Okay, this one's going to mess with you. Pastels. Dusty pink, soft yellow, gray. Clean little rectangles, just floating on a big white field. Pretty. Gentle. Kind of drifting. This is Mondrian. Yeah. That Mondrian. The black-lines-and-primary-colors guy. Before he was that guy, he was this guy. And look how loose it still is. The blocks aren't locked into anything. No black grid pinning them down. They just hang there, soft, like he hasn't decided yet. Because he hasn't. The system's still open. Pastels are still allowed. Same year he paints this, he and a few other Dutch artists start a thing. They call it De Stijl. "The Style." And the ambition is insane when you say it out loud.

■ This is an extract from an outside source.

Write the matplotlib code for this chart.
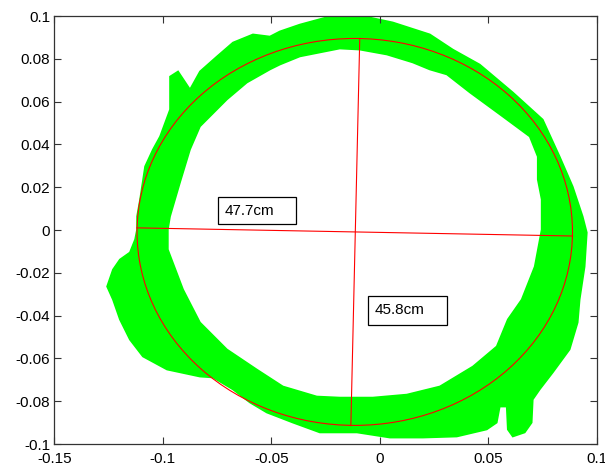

Not just paintings. Chairs, houses, whole cities, all of it redone clean and modern and right. They're going to redesign the world. From a magazine. But that's the plan. Right now, it's just this. Soft rectangles, breathing on a white page. The friendliest he ever gets. Because in a few years he makes a decision. The pastels go. The floating stops. Hard black lines, three colors, a set of rules he never breaks again. So catch him here, while the door's still open. Before he walks through and locks it behind him.